Here’s Matt Taibbi shedding more light, in his inimitable way, on how Wall Street executives, with the help of the D.C. establishment, cheat and bribe their way to a level of wealth and privilege few of us can even imagine:
J.P. Morgan Chase CEO Jamie Dimon – the man the New York Times once called “Obama’s favorite banker” – had an excellent method of guaranteeing that the Federal Reserve system’s doors would always be open to him. What he did was, he served as the Chairman of the Board of the New York Fed.
And in 2008, in that moonlighting capacity, he orchestrated a deal in which the Fed provided $29 billion in assistance to help his own bank, Chase, buy up the teetering investment firm Bear Stearns. You read that right: Jamie Dimon helped give himself a bailout. Who needs to worry about good government, when you are the government?

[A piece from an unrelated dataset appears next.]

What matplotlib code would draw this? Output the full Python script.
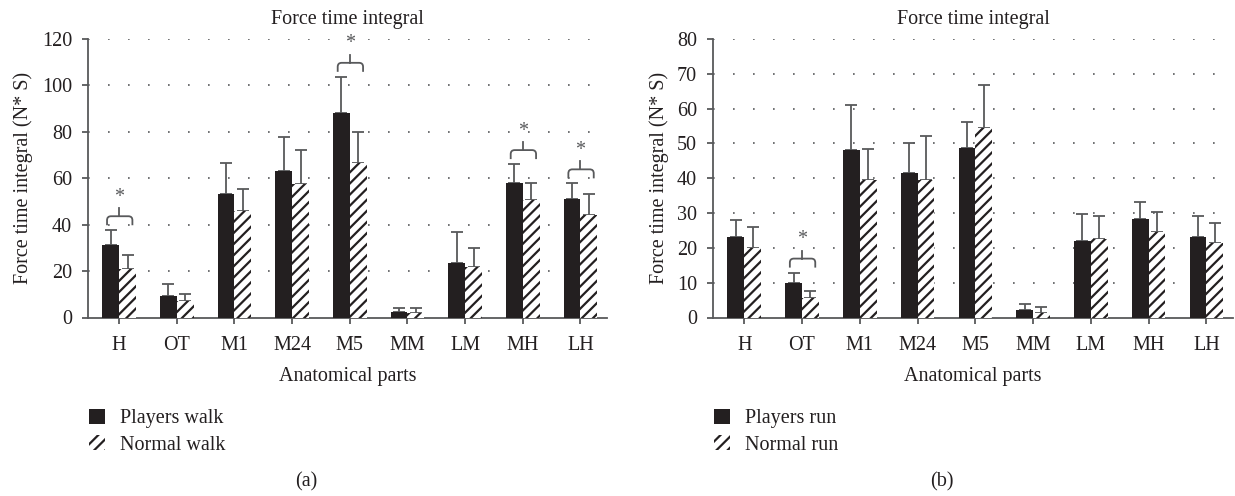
import matplotlib
matplotlib.use('agg')
import matplotlib.pyplot as plt
from matplotlib.patches import Patch, PathPatch
from matplotlib.path import Path
import numpy as np

# categories (anatomical parts)
parts = ['H', 'OT', 'M1', 'M24', 'M5', 'MM', 'LM', 'MH', 'LH']

# (a) walking
players_walk = [31.1, 9.3, 53.4, 63.3, 88.1, 2.4, 23.4, 58.1, 51.1]
players_walk_sd = [6.5, 5.1, 13.3, 14.3, 15.6, 1.5, 13.5, 8.0, 6.7]
normal_walk = [21.1, 6.9, 46.1, 57.6, 66.4, 2.1, 21.6, 50.6, 44.2]
normal_walk_sd = [5.8, 3.1, 9.2, 14.7, 13.5, 1.8, 8.3, 7.2, 9.0]
sig_walk = ['H', 'M5', 'MH', 'LH']

# (b) running
players_run = [23.1, 9.8, 48.2, 41.4, 48.6, 2.1, 22.1, 28.3, 23.1]
players_run_sd = [5.0, 3.1, 12.8, 8.7, 7.7, 1.9, 7.6, 5.0, 6.1]
normal_run = [19.9, 5.5, 39.5, 39.5, 54.4, 1.4, 22.5, 24.5, 21.5]
normal_run_sd = [6.1, 2.2, 9.0, 12.7, 12.3, 1.7, 6.7, 5.7, 5.6]
sig_run = ['OT']

DARK = '#231f20'
GREY = '#58595b'
FS = 14.5

plt.rcParams['font.family'] = ['Liberation Serif', 'DejaVu Serif']
plt.rcParams['hatch.linewidth'] = 1.6
plt.rcParams['hatch.color'] = DARK

W, H = 1235, 496
fig = plt.figure(figsize=(W / 100, H / 100), dpi=100)


def draw_panel(rect, players, players_sd, normal, normal_sd, ymax, ystep, sig, names, tag, tag_x):
    ax = fig.add_axes(rect)
    x = np.arange(len(parts))
    w = 0.29
    ax.bar(x - w / 2, players, w, color=DARK, linewidth=0, zorder=3)
    ax.bar(x + w / 2, normal, w, color='white', edgecolor=DARK, hatch='///', linewidth=0, zorder=3)
    ax.errorbar(x - w / 2, players, yerr=[np.zeros(len(x)), players_sd], fmt='none',
                ecolor=GREY, elinewidth=1.3, capsize=4, capthick=1.3, zorder=2)
    ax.errorbar(x + w / 2, normal, yerr=[np.zeros(len(x)), normal_sd], fmt='none',
                ecolor=GREY, elinewidth=1.3, capsize=4, capthick=1.3, zorder=2)

    ax.set_xlim(-0.54, 8.46)
    ax.set_ylim(0, ymax)
    ax.set_yticks(np.arange(0, ymax + 1, ystep))
    ax.set_xticks(x)
    ax.set_xticklabels(parts)
    for yv in np.arange(ystep, ymax + 1, ystep):
        ax.axhline(yv, color=GREY, linestyle=(0, (1, 11)), linewidth=1.2, zorder=1)

    for s in ['top', 'right']:
        ax.spines[s].set_visible(False)
    for s in ['left', 'bottom']:
        ax.spines[s].set_color(GREY)
        ax.spines[s].set_linewidth(1.3)
    ax.tick_params(axis='both', colors=GREY, labelcolor=DARK, labelsize=FS,
                   length=4.5, width=1.3, direction='out')
    ax.tick_params(axis='y', pad=7)
    ax.tick_params(axis='x', pad=8.5)

    ax.set_title('Force time integral', fontsize=FS, color=DARK, pad=11)
    ax.set_xlabel('Anatomical parts', fontsize=FS, color=DARK, labelpad=9)
    ax.set_ylabel('Force time integral (N* S)', fontsize=FS, color=DARK, labelpad=6)

    # significance brackets, offsets in pixels above the higher error bar
    upp = ymax / (rect[3] * H)
    upx = (8.46 + 0.54) / (rect[2] * W)
    for name in sig:
        i = parts.index(name)
        top = max(players[i] + players_sd[i], normal[i] + normal_sd[i])
        y_leg = top + 5 * upp
        y_line = top + 14 * upp
        y_tick = top + 22 * upp
        xl, xr = i - 0.21, i + 0.23
        rx, ry = 4 * upx, 4 * upp
        verts = [(xl, y_leg), (xl, y_line - ry), (xl, y_line), (xl + rx, y_line),
                 (xr - rx, y_line), (xr, y_line), (xr, y_line - ry), (xr, y_leg)]
        codes = [Path.MOVETO, Path.LINETO, Path.CURVE3, Path.CURVE3,
                 Path.LINETO, Path.CURVE3, Path.CURVE3, Path.LINETO]
        ax.add_patch(PathPatch(Path(verts, codes), facecolor='none', edgecolor=GREY,
                               linewidth=1.3, zorder=4, clip_on=False))
        ax.plot([i, i], [y_line, y_tick], color=GREY, linewidth=1.3, zorder=4, clip_on=False)
        ax.text(i, top + 33 * upp, '*', ha='center', va='center', fontsize=FS,
                color=GREY, zorder=4)

    handles = [Patch(facecolor=DARK, edgecolor='none'),
               Patch(facecolor='white', edgecolor=DARK, hatch='///', linewidth=0)]
    fig.legend(handles, names, loc='upper left',
               bbox_to_anchor=((rect[0] * W + 1) / W, 1 - 409 / H),
               frameon=False, fontsize=FS, handlelength=0.8, handleheight=0.75,
               handletextpad=0.75, labelspacing=0.35, borderpad=0, borderaxespad=0,
               labelcolor=DARK)
    fig.text(tag_x / W, 1 - 482 / H, tag, ha='center', va='center', fontsize=FS, color=DARK)
    return ax


bottom = (H - 317.5) / H
height = 278.5 / H
draw_panel([88 / W, bottom, 519 / W, height], players_walk, players_walk_sd,
           normal_walk, normal_walk_sd, 120, 20, sig_walk,
           ['Players walk', 'Normal walk'], '(a)', 306)
draw_panel([713 / W, bottom, 520 / W, height], players_run, players_run_sd,
           normal_run, normal_run_sd, 80, 10, sig_run,
           ['Players run', 'Normal run'], '(b)', 942)

fig.savefig('out.png', dpi=100)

Dimon, incidentally, is another one of those bankers who’s complaining now about the unfair criticism… Is Dimon right? Do people hate him just because he’s rich and successful…? Maybe we should ask the people of Jefferson County, Alabama, what they think.
That particular locality is now in bankruptcy proceedings primarily because Dimon’s bank, Chase, used middlemen to bribe local officials – literally bribe, with cash and watches and new suits – to sign on to a series of onerous interest-rate swap deals that vastly expanded the county’s debt burden.
Essentially, Jamie Dimon handed Birmingham, Alabama a Chase credit card and then bribed its local officials to run up a gigantic balance, leaving future residents and those residents’ children with the bill. As a result, the citizens of Jefferson County will now be making payments to Chase until the end of time.
…People like Jamie Dimon aren’t really citizens of any country. They live in their own gated archipelago, and the rest of the world is a dumping ground.
Footnote: Read Taibbi’s article for information on other thieving CEOs. I excerpted the stuff about Dimon because Chase is the monster bank that owns my house, and because of the disgustingly sympathetic piece about Dimon that ran last year in NYT Magazine.